Royalties are the percentage of revenue or cover price you earn every time someone buys your book. The exact rate depends on the format (print, ebook, audiobook), your contract, and whether you are traditionally published or self-published. In traditional publishing, royalties first go toward repaying your advance. In self-publishing, you keep the full royalty from sale one, though the percentages and calculations differ by platform. Royalties are the long game of writing income.

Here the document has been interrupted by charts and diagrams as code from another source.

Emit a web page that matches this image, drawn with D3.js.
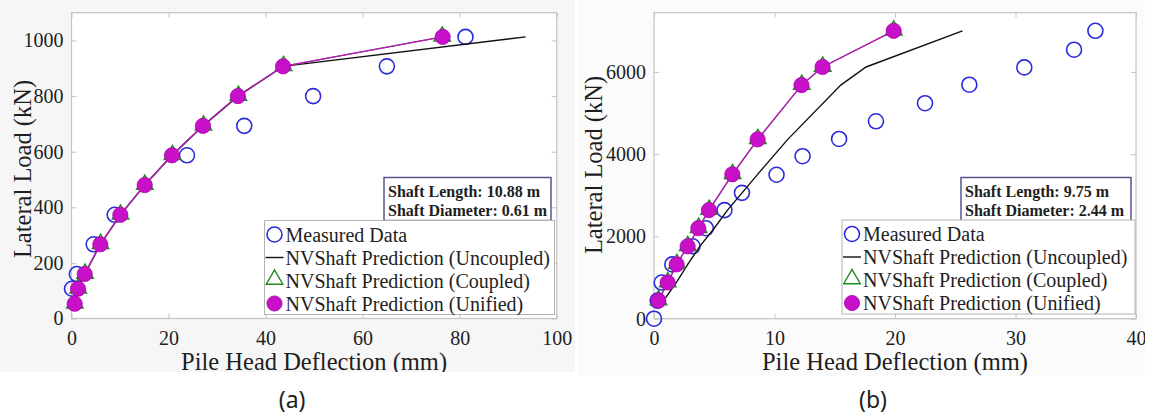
<!DOCTYPE html>
<html>
<head>
<meta charset="utf-8">
<script src="https://cdn.jsdelivr.net/npm/d3@7/dist/d3.min.js"></script>
<style>
  html, body { margin: 0; padding: 0; background: #ffffff; }
  svg { display: block; }
  text { font-family: "Liberation Serif", "Times New Roman", serif; fill: #1e1e1e; }
</style>
</head>
<body>
<svg id="fig" width="1156" height="420"></svg>
<script>
// ---------- Panel (a): shaft 10.88 m x 0.61 m ----------
const loadsA        = [53, 107, 160, 267, 373, 480, 587, 693, 800, 907, 1013];          // kN
const unifiedDefA   = [0.66, 1.34, 2.72, 5.94, 10.06, 15.09, 20.7, 27.1, 34.3, 43.6, 76.5]; // mm
const coupledDefA   = [0.7, 1.4, 2.8, 6.0, 10.1, 15.1, 20.8, 27.2, 34.4, 43.7, 76.4];
const uncoupledDefA = [0.66, 1.34, 2.72, 5.94, 10.06, 15.09, 20.7, 27.1, 34.3, 43.6, 93.6];
const measuredLoadA = [107, 160, 267, 373, 587, 693, 800, 907, 1013];
const measuredDefA  = [0.1, 1.1, 4.57, 8.9, 23.8, 35.6, 49.8, 65.0, 81.2];
const xTicksA = [0, 20, 40, 60, 80, 100];
const yTicksA = [0, 200, 400, 600, 800, 1000];

// ---------- Panel (b): shaft 9.75 m x 2.44 m ----------
const loadsB        = [440, 880, 1320, 1760, 2200, 2640, 3510, 4360, 5680, 6120, 7000];
const unifiedDefB   = [0.36, 1.13, 1.88, 2.79, 3.68, 4.56, 6.5, 8.6, 12.24, 13.99, 19.89];
const coupledDefB   = [0.38, 1.15, 1.9, 2.8, 3.7, 4.58, 6.52, 8.62, 12.26, 14.0, 19.9];
const uncoupledDefB = [0.8, 1.85, 2.8, 3.8, 5.0, 6.1, 8.6, 11.1, 15.5, 17.6, 25.6];
const measuredLoadB = [0, 440, 880, 1320, 1760, 2200, 2640, 3060, 3500, 3950, 4370, 4800, 5240, 5690, 6110, 6540, 7000];
const measuredDefB  = [0, 0.3, 0.64, 1.52, 3.2, 4.3, 5.85, 7.3, 10.17, 12.33, 15.36, 18.42, 22.49, 26.17, 30.73, 34.86, 36.63];
const xTicksB = [0, 10, 20, 30, 40];
const yTicksB = [0, 2000, 4000, 6000];

const legendLabels = ["Measured Data", "NVShaft Prediction (Uncoupled)",
                      "NVShaft Prediction (Coupled)", "NVShaft Prediction (Unified)"];
const infoA = ["Shaft Length: 10.88 m", "Shaft Diameter: 0.61 m"];
const infoB = ["Shaft Length: 9.75 m", "Shaft Diameter: 2.44 m"];

const COL = { measured: "#2b2bdc", uncoupled: "#111111", coupled: "#1f8a1f",
              unified: "#c810c8", unifiedEdge: "#a800a8", frame: "#c4c4c4" };

const svg = d3.select("#fig");
const defs = svg.append("defs");

function zip(xs, ys) { return xs.map((x, i) => [x, ys[i]]); }

function panel(cfg) {
  const clipId = "clip-" + cfg.id;
  defs.append("clipPath").attr("id", clipId)
    .append("rect").attr("x", cfg.clip[0]).attr("y", cfg.clip[1])
    .attr("width", cfg.clip[2]).attr("height", cfg.clip[3]);

  const g = svg.append("g").attr("clip-path", `url(#${clipId})`);
  g.append("rect").attr("x", cfg.clip[0]).attr("y", cfg.clip[1])
    .attr("width", cfg.clip[2]).attr("height", cfg.clip[3]).attr("fill", cfg.bg);

  const x = d3.scaleLinear().domain(cfg.xDomain).range(cfg.xRange);
  const y = d3.scaleLinear().domain(cfg.yDomain).range(cfg.yRange);
  const [x0, x1] = cfg.xRange, [y0, y1] = cfg.yRange;

  // plot area
  g.append("rect").attr("x", x0).attr("y", y1).attr("width", x1 - x0).attr("height", y0 - y1)
    .attr("fill", "#ffffff");

  // axes with inward ticks on all four sides
  const axB = g.append("g").attr("transform", `translate(0,${y0})`)
    .call(d3.axisBottom(x).tickValues(cfg.xTicks).tickSize(-5).tickPadding(12).tickFormat(d3.format("d")));
  const axT = g.append("g").attr("transform", `translate(0,${y1})`)
    .call(d3.axisTop(x).tickValues(cfg.xTicks).tickSize(-5).tickFormat(""));
  const axL = g.append("g").attr("transform", `translate(${x0},0)`)
    .call(d3.axisLeft(y).tickValues(cfg.yTicks).tickSize(-5).tickPadding(8).tickFormat(d3.format("d")));
  const axR = g.append("g").attr("transform", `translate(${x1},0)`)
    .call(d3.axisRight(y).tickValues(cfg.yTicks).tickSize(-5).tickFormat(""));
  [axB, axT, axL, axR].forEach(a => {
    a.select(".domain").remove();
    a.selectAll("line").attr("stroke", COL.frame).attr("stroke-width", 1);
    a.selectAll("text").style("font-family", "Liberation Serif, serif")
      .style("font-size", "20px").attr("fill", "#1e1e1e");
  });

  g.append("rect").attr("x", x0).attr("y", y1).attr("width", x1 - x0).attr("height", y0 - y1)
    .attr("fill", "none").attr("stroke", COL.frame).attr("stroke-width", 1.2);

  // axis titles
  g.append("text").attr("x", (x0 + x1) / 2).attr("y", cfg.xLabelY)
    .attr("text-anchor", "middle").style("font-size", "24.5px")
    .text("Pile Head Deflection (mm)");
  g.append("text").attr("transform", `translate(${cfg.yLabelX},${cfg.yLabelCY}) rotate(-90)`)
    .attr("text-anchor", "middle").style("font-size", "24.5px")
    .text("Lateral Load (kN)");

  const line = d3.line().x(d => x(d[0])).y(d => y(d[1]));

  // measured data: open blue circles
  g.append("g").selectAll("circle").data(zip(cfg.mDef, cfg.mLoad)).join("circle")
    .attr("cx", d => x(d[0])).attr("cy", d => y(d[1])).attr("r", 7.5)
    .attr("fill", "none").attr("stroke", COL.measured).attr("stroke-width", 1.6);

  // uncoupled prediction: black line
  g.append("path").datum(zip(cfg.uDef, cfg.loads)).attr("d", line)
    .attr("fill", "none").attr("stroke", COL.uncoupled).attr("stroke-width", 1.4);

  // coupled prediction: green line with open triangles
  const cData = zip(cfg.cDef, cfg.loads);
  g.append("path").datum(cData).attr("d", line)
    .attr("fill", "none").attr("stroke", COL.coupled).attr("stroke-width", 1.2);
  const tri = d3.symbol(d3.symbolTriangle).size(118);
  g.append("g").selectAll("path").data(cData).join("path")
    .attr("d", tri).attr("transform", d => `translate(${x(d[0])},${y(d[1]) - 0.5})`)
    .attr("fill", "none").attr("stroke", COL.coupled).attr("stroke-width", 1.4);

  // unified prediction: magenta line with filled circles
  const uniData = zip(cfg.uniDef, cfg.loads);
  g.append("path").datum(uniData).attr("d", line)
    .attr("fill", "none").attr("stroke", COL.unified).attr("stroke-width", 1.3);
  g.append("g").selectAll("circle").data(uniData).join("circle")
    .attr("cx", d => x(d[0])).attr("cy", d => y(d[1])).attr("r", 7.6)
    .attr("fill", COL.unified).attr("stroke", COL.unifiedEdge).attr("stroke-width", 0.8);

  // shaft dimensions box
  const ib = cfg.infoBox;
  g.append("rect").attr("x", ib[0]).attr("y", ib[1]).attr("width", ib[2]).attr("height", ib[3])
    .attr("fill", "#ffffff").attr("stroke", "#55558c").attr("stroke-width", 1.5);
  g.append("g").selectAll("text").data(cfg.info).join("text")
    .attr("x", ib[0] + 4).attr("y", (d, i) => ib[1] + 19 + i * 19)
    .style("font-size", "16px").style("font-weight", "bold").text(d => d);

  // legend
  const lb = cfg.legendBox;
  const lg = g.append("g");
  lg.append("rect").attr("x", lb[0]).attr("y", lb[1]).attr("width", lb[2]).attr("height", lb[3])
    .attr("fill", "#ffffff").attr("stroke", "#b4b4b4").attr("stroke-width", 1);
  const rowY = i => lb[1] + 14 + i * 23;
  const sx = lb[0] + 10;
  lg.append("circle").attr("cx", sx).attr("cy", rowY(0)).attr("r", 7.5)
    .attr("fill", "none").attr("stroke", COL.measured).attr("stroke-width", 1.6);
  lg.append("line").attr("x1", lb[0] + 1).attr("x2", lb[0] + 19).attr("y1", rowY(1)).attr("y2", rowY(1))
    .attr("stroke", COL.uncoupled).attr("stroke-width", 1.4);
  lg.append("path").attr("d", tri).attr("transform", `translate(${sx},${rowY(2) - 1})`)
    .attr("fill", "none").attr("stroke", COL.coupled).attr("stroke-width", 1.4);
  lg.append("circle").attr("cx", sx).attr("cy", rowY(3)).attr("r", 7.6)
    .attr("fill", COL.unified).attr("stroke", COL.unifiedEdge).attr("stroke-width", 0.8);
  lg.selectAll("text.lab").data(legendLabels).join("text").attr("class", "lab")
    .attr("x", lb[0] + 21).attr("y", (d, i) => rowY(i) + 7)
    .style("font-size", "20px").text(d => d);

  // sub-figure caption
  svg.append("text").attr("x", (x0 + x1) / 2 - 22).attr("y", 408)
    .attr("text-anchor", "middle")
    .style("font-family", "'Noto Sans', 'Open Sans', sans-serif").style("font-size", "23px")
    .attr("fill", "#111").text(cfg.caption);
}

panel({
  id: "a", clip: [0, 0, 575, 372], bg: "#f6f6f6",
  xDomain: [0, 100], xRange: [71.5, 556.7], yDomain: [0, 1100], yRange: [318.5, 12.7],
  xTicks: xTicksA, yTicks: yTicksA, xLabelY: 370, yLabelX: 31, yLabelCY: 169,
  loads: loadsA, uniDef: unifiedDefA, cDef: coupledDefA, uDef: uncoupledDefA,
  mLoad: measuredLoadA, mDef: measuredDefA,
  info: infoA, infoBox: [384, 177.5, 167, 43], legendBox: [264.5, 220.5, 290, 94],
  caption: "(a)"
});

panel({
  id: "b", clip: [578, 0, 567, 376], bg: "#fbfbfb",
  xDomain: [0, 40], xRange: [654, 1136], yDomain: [0, 7440], yRange: [318.7, 12.7],
  xTicks: xTicksB, yTicks: yTicksB, xLabelY: 370, yLabelX: 602, yLabelCY: 165,
  loads: loadsB, uniDef: unifiedDefB, cDef: coupledDefB, uDef: uncoupledDefB,
  mLoad: measuredLoadB, mDef: measuredDefB,
  info: infoB, infoBox: [961, 177.5, 170, 44], legendBox: [842, 220, 293, 94],
  caption: "(b)"
});
</script>
</body>
</html>
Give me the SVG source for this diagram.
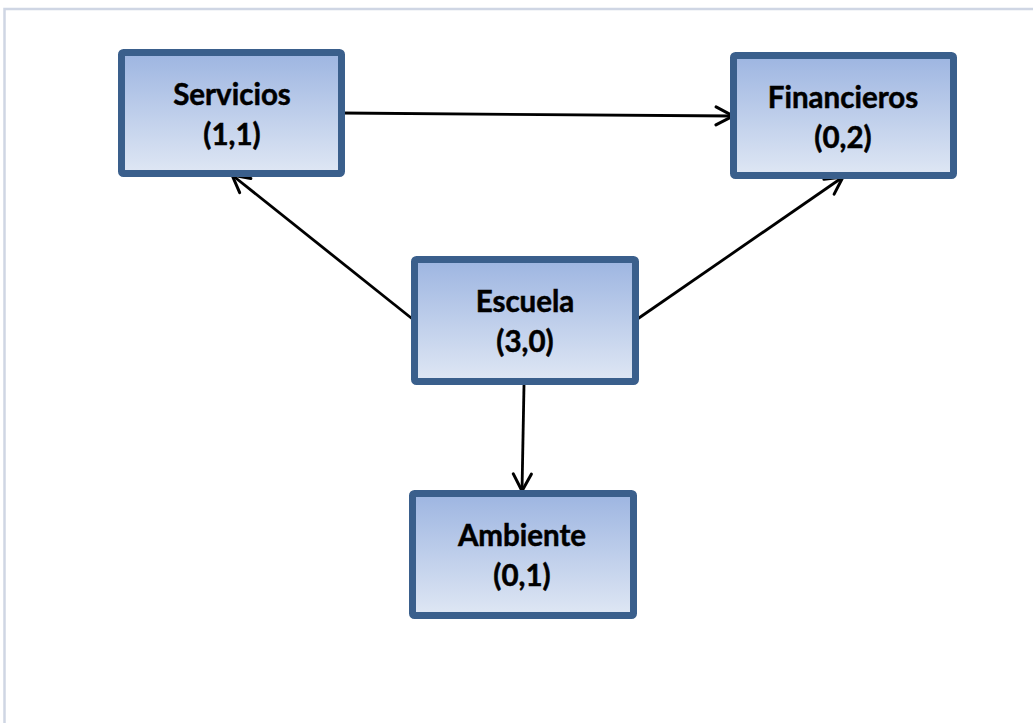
<svg xmlns="http://www.w3.org/2000/svg" width="1033" height="723" viewBox="0 0 1033 723">
  <defs>
    <linearGradient id="boxFill" x1="0" y1="0" x2="0" y2="1">
      <stop offset="0" stop-color="#9db5e1"/>
      <stop offset="1" stop-color="#dfe7f4"/>
    </linearGradient>
    <marker id="arrow" viewBox="0 0 22 22" refX="20" refY="11" markerWidth="22" markerHeight="22" markerUnits="userSpaceOnUse" orient="auto">
      <path d="M3,2 L20,11 L3,20" fill="none" stroke="#000" stroke-width="3" stroke-linecap="round" stroke-linejoin="miter"/>
    </marker>
  </defs>
  <style>
    .frame { fill: none; stroke: #cfd6e4; stroke-width: 2.5; }
    .box { fill: url(#boxFill); stroke: #3a5f8c; stroke-width: 7; }
    .label { font-family: Lato, "Open Sans", sans-serif; font-weight: bold; font-size: 29.5px; fill: #000; stroke: #000; stroke-width: 0.5; text-anchor: middle; }
    .conn { fill: none; stroke: #000; stroke-width: 2.8; marker-end: url(#arrow); }
  </style>

  <!-- outer frame -->
  <path class="frame" d="M4.5,723 L4.5,9 L1033,9"/>

  <g id="connectors">
    <line class="conn" x1="341" y1="113" x2="733" y2="116"/>
    <line class="conn" x1="415" y1="321" x2="232" y2="175"/>
    <line class="conn" x1="636" y1="320" x2="843" y2="177"/>
    <line class="conn" x1="524" y1="385" x2="522" y2="491"/>
  </g>

  <g id="servicios">
    <rect class="box" x="121.5" y="52.5" width="220" height="121" rx="2"/>
    <text class="label" x="232" y="105">Servicios</text>
    <text class="label" x="232" y="145">(1,1)</text>
  </g>

  <g id="financieros">
    <rect class="box" x="733.5" y="55.5" width="220" height="120" rx="2"/>
    <text class="label" x="843" y="108">Financieros</text>
    <text class="label" x="843" y="148">(0,2)</text>
  </g>

  <g id="escuela">
    <rect class="box" x="414.5" y="259.5" width="221" height="122" rx="2"/>
    <text class="label" x="525" y="312">Escuela</text>
    <text class="label" x="525" y="352">(3,0)</text>
  </g>

  <g id="ambiente">
    <rect class="box" x="412.5" y="493.5" width="221" height="122" rx="2"/>
    <text class="label" x="522" y="546">Ambiente</text>
    <text class="label" x="522" y="586">(0,1)</text>
  </g>
</svg>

Royalties are how most authors actually make a living from their books over time. Understanding royalty structures helps you compare deals, choose between traditional and self-publishing with real numbers, and set honest expectations about what your book needs to sell before you see meaningful income. A savvy author reads the royalty clause in a contract the way a musician reads the fine print on a record deal.
Rowling's royalties from the Potter books alone generate tens of millions annually, demonstrating how a backlist phenomenon creates compounding income over decades.
Howey famously retained his ebook rights when signing a print-only deal with Simon & Schuster, keeping the higher self-publishing royalty rate on digital sales while gaining traditional distribution for print.
Pick a book in your genre and find its retail price in hardcover, paperback, and ebook. Calculate what the author earns per sale at standard traditional royalty rates (10% of cover for hardcover, 8% for paperback, 25% of net for ebook). Then calculate the self-published ebook royalty at 70%. Compare the numbers and think about what volume of sales each path requires to make a living.